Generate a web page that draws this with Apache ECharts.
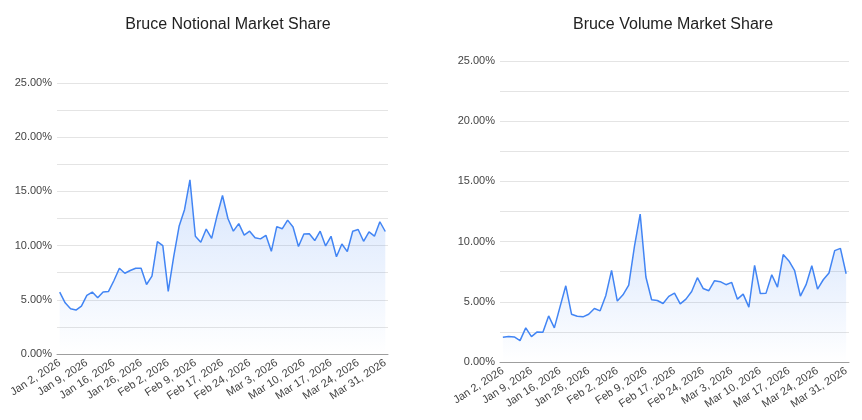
<!DOCTYPE html>
<html>
<head>
<meta charset="utf-8">
<script src="https://cdn.jsdelivr.net/npm/echarts@6/dist/echarts.min.js"></script>
<style>
  html, body { margin: 0; padding: 0; background: #fff; }
  #chart { width: 862px; height: 420px; }
</style>
</head>
<body>
<div id="chart"></div>
<script>
// trading days Jan 2 - Mar 31, 2026
var days = [
    'Jan 2, 2026', 'Jan 5, 2026', 'Jan 6, 2026', 'Jan 7, 2026', 'Jan 8, 2026', 'Jan 9, 2026',
    'Jan 12, 2026', 'Jan 13, 2026', 'Jan 14, 2026', 'Jan 15, 2026', 'Jan 16, 2026',
    'Jan 20, 2026', 'Jan 21, 2026', 'Jan 22, 2026', 'Jan 23, 2026',
    'Jan 26, 2026', 'Jan 27, 2026', 'Jan 28, 2026', 'Jan 29, 2026', 'Jan 30, 2026',
    'Feb 2, 2026', 'Feb 3, 2026', 'Feb 4, 2026', 'Feb 5, 2026', 'Feb 6, 2026',
    'Feb 9, 2026', 'Feb 10, 2026', 'Feb 11, 2026', 'Feb 12, 2026', 'Feb 13, 2026',
    'Feb 17, 2026', 'Feb 18, 2026', 'Feb 19, 2026', 'Feb 20, 2026',
    'Feb 23, 2026', 'Feb 24, 2026', 'Feb 25, 2026', 'Feb 26, 2026', 'Feb 27, 2026',
    'Mar 2, 2026', 'Mar 3, 2026', 'Mar 4, 2026', 'Mar 5, 2026', 'Mar 6, 2026',
    'Mar 9, 2026', 'Mar 10, 2026', 'Mar 11, 2026', 'Mar 12, 2026', 'Mar 13, 2026',
    'Mar 16, 2026', 'Mar 17, 2026', 'Mar 18, 2026', 'Mar 19, 2026', 'Mar 20, 2026',
    'Mar 23, 2026', 'Mar 24, 2026', 'Mar 25, 2026', 'Mar 26, 2026', 'Mar 27, 2026',
    'Mar 30, 2026', 'Mar 31, 2026'
];

// notional market share, percent
var notionalShare = [
    5.71, 4.72, 4.17, 4.05, 4.42, 5.40, 5.71, 5.18, 5.71, 5.77,
    6.78, 7.91, 7.45, 7.70, 7.91, 7.91, 6.41, 7.18, 10.37, 10.00,
    5.77, 8.96, 11.78, 13.31, 16.07, 10.86, 10.31, 11.53, 10.67, 12.76,
    14.62, 12.50, 11.33, 12.03, 10.97, 11.33, 10.72, 10.62, 10.95, 9.47,
    11.75, 11.55, 12.35, 11.72, 9.92, 11.07, 11.10, 10.47, 11.33, 9.97,
    10.86, 8.97, 10.15, 9.45, 11.33, 11.48, 10.40, 11.26, 10.87, 12.20,
    11.30
];

// volume market share, percent
var volumeShare = [
    2.06, 2.11, 2.08, 1.78, 2.83, 2.11, 2.50, 2.47, 3.83, 2.83,
    4.60, 6.33, 3.97, 3.80, 3.75, 3.97, 4.44, 4.25, 5.53, 7.61,
    5.06, 5.58, 6.39, 9.61, 12.28, 7.06, 5.17, 5.11, 4.86, 5.45,
    5.72, 4.83, 5.22, 5.86, 7.00, 6.11, 5.92, 6.75, 6.67, 6.42,
    6.61, 5.22, 5.64, 4.56, 8.03, 5.69, 5.72, 7.25, 6.22, 8.92,
    8.39, 7.58, 5.47, 6.42, 8.00, 6.06, 6.83, 7.39, 9.25, 9.44,
    7.33
];

var titles = ['Bruce Notional Market Share', 'Bruce Volume Market Share'];

var blue = '#4285f4';
var gridColor = '#e4e4e4';
var labelColor = '#444';
var fontFamily = 'Arial, "Liberation Sans", sans-serif';

var makeX = function (idx) {
    return {
        type: 'category',
        gridIndex: idx,
        data: days,
        boundaryGap: true,
        axisTick: { show: false },
        axisLine: { show: true, lineStyle: { color: '#9e9e9e', width: 1 } },
        axisLabel: {
            interval: 4,
            rotate: 33,
            color: labelColor,
            fontSize: 11,
            fontFamily: fontFamily,
            margin: 8
        }
    };
};

var makeY = function (idx) {
    return {
        type: 'value',
        gridIndex: idx,
        min: 0,
        max: 25,
        interval: 5,
        axisLine: { show: false },
        axisTick: { show: false },
        axisLabel: {
            color: labelColor,
            fontSize: 11,
            fontFamily: fontFamily,
            margin: 5,
            formatter: function (v) { return v.toFixed(2) + '%'; }
        },
        splitLine: { show: true, lineStyle: { color: gridColor, width: 1 } },
        minorTick: { show: false, splitNumber: 2 },
        minorSplitLine: { show: true, lineStyle: { color: gridColor, width: 1 } }
    };
};

var makeSeries = function (idx, values) {
    return {
        type: 'line',
        xAxisIndex: idx,
        yAxisIndex: idx,
        data: values,
        symbol: 'none',
        lineStyle: { color: blue, width: 1.5 },
        itemStyle: { color: blue },
        areaStyle: {
            color: new echarts.graphic.LinearGradient(0, 0, 0, 1, [
                { offset: 0, color: 'rgba(66,133,244,0.3)' },
                { offset: 1, color: 'rgba(66,133,244,0.0)' }
            ])
        }
    };
};

var chart = echarts.init(document.getElementById('chart'));
chart.setOption({
    animation: false,
    backgroundColor: '#fff',
    title: [
        { text: titles[0], left: 223, top: 12, textAlign: 'center',
          textStyle: { fontSize: 16, fontWeight: 'normal', color: '#222', fontFamily: fontFamily } },
        { text: titles[1], left: 668, top: 12, textAlign: 'center',
          textStyle: { fontSize: 16, fontWeight: 'normal', color: '#222', fontFamily: fontFamily } }
    ],
    grid: [
        { left: 57, top: 83, width: 331, height: 271, containLabel: false },
        { left: 500, top: 61, width: 349, height: 301, containLabel: false }
    ],
    xAxis: [makeX(0), makeX(1)],
    yAxis: [makeY(0), makeY(1)],
    series: [makeSeries(0, notionalShare), makeSeries(1, volumeShare)]
});
</script>
</body>
</html>
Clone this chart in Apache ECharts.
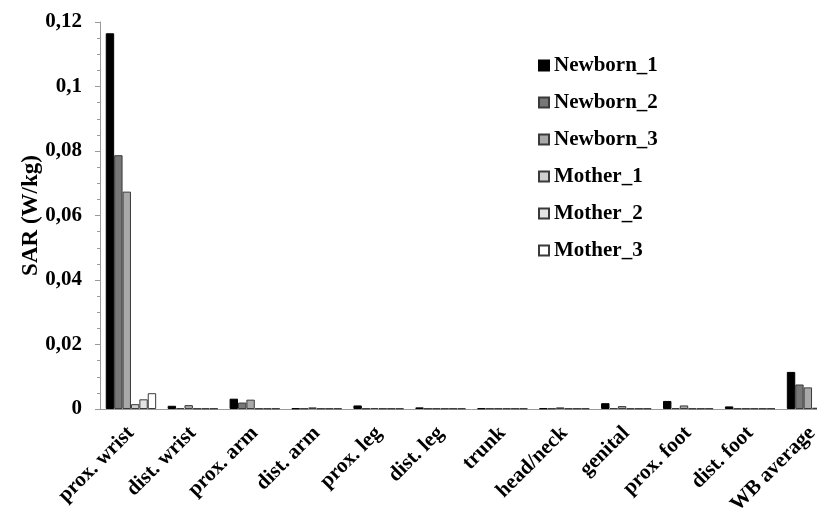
<!DOCTYPE html>
<html>
<head>
<meta charset="utf-8">
<script src="https://cdn.jsdelivr.net/npm/echarts@6/dist/echarts.min.js"></script>
<style>
html,body{margin:0;padding:0;background:#fff;overflow:hidden;width:817px;height:510px;}
#chart{width:843px;height:510px;}
</style>
</head>
<body>
<div id="chart"></div>
<script>
const categories = ['prox. wrist','dist. wrist','prox. arm','dist. arm','prox. leg','dist. leg','trunk','head/neck','genital','prox. foot','dist. foot','WB average'];
const seriesNames = ['Newborn_1','Newborn_2','Newborn_3','Mother_1','Mother_2','Mother_3'];
const newborn1 = [0.1165,0.0010,0.0032,0.0002,0.0011,0.0005,0.0002,0.0002,0.0018,0.0025,0.0008,0.0115];
const newborn2 = [0.0787,0.0003,0.0020,0.0002,0.0002,0.0002,0.0002,0.0002,0.0003,0.0003,0.0002,0.0076];
const newborn3 = [0.0674,0.0012,0.0029,0.0005,0.0003,0.0002,0.0002,0.0005,0.0009,0.0011,0.0002,0.0067];
const mother1 = [0.0015,0.0002,0.0002,0.0002,0.0002,0.0002,0.0002,0.0002,0.0002,0.0002,0.0002,0.0004];
const mother2 = [0.0030,0.0002,0.0002,0.0002,0.0002,0.0002,0.0002,0.0002,0.0002,0.0002,0.0002,0.0004];
const mother3 = [0.0049,0.0002,0.0002,0.0002,0.0002,0.0002,0.0002,0.0002,0.0002,0.0002,0.0002,0.0005];
const yTickLabels = ['0','0,02','0,04','0,06','0,08','0,1','0,12'];

const allData = [newborn1,newborn2,newborn3,mother1,mother2,mother3];
const fills = ['#000000','#777777','#a9a9a9','#cfcfcf','#e4e4e4','#ffffff'];
const FONT = "'Liberation Serif','Times New Roman',serif";

const chart = echarts.init(document.getElementById('chart'), null, {renderer:'canvas'});
chart.setOption({
  animation:false,
  backgroundColor:'#ffffff',
  grid:{left:100, top:22, width:743, height:387, containLabel:false, outerBoundsMode:'none'},
  legend:{
    orient:'vertical', left:538, top:55, padding:0,
    itemWidth:10, itemHeight:10, itemGap:16,
    icon:'rect',
    textStyle:{fontFamily:FONT, fontWeight:'bold', fontSize:21, color:'#000', lineHeight:21},
    data:seriesNames
  },
  xAxis:{
    type:'category', data:categories,
    axisLine:{lineStyle:{color:'#9a9a9a', width:1}},
    axisTick:{show:false},
    axisLabel:{rotate:45, interval:0, margin:21, fontFamily:FONT, fontWeight:'bold', fontSize:21, color:'#000'}
  },
  yAxis:{
    type:'value', min:0, max:0.12, interval:0.02,
    name:'SAR (W/kg)', nameLocation:'middle', nameRotate:90, nameGap:57, nameMoveOverlap:false,
    nameTextStyle:{fontFamily:FONT, fontWeight:'bold', fontSize:23, color:'#000'},
    axisLine:{show:true, lineStyle:{color:'#9a9a9a', width:1}},
    axisTick:{show:true, length:5, lineStyle:{color:'#9a9a9a'}},
    minorTick:{show:true, splitNumber:4, length:3, lineStyle:{color:'#9a9a9a'}},
    splitLine:{show:false},
    axisLabel:{margin:18, fontFamily:FONT, fontWeight:'bold', fontSize:21, color:'#000',
      formatter:function(v){ return yTickLabels[Math.round(v/0.02)]; }}
  },
  series: seriesNames.map(function(n,i){
    return {
      name:n, type:'bar', data:allData[i],
      barGap:'0%', barCategoryGap:'18.6%',
      itemStyle:{color:fills[i], borderColor: i===0 ? '#000' : '#3a3a3a', borderWidth:1}
    };
  })
});
</script>
</body>
</html>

**Task objective**
Only the number is wanted: how many lines in the data include the word "this"?

**Written response**
2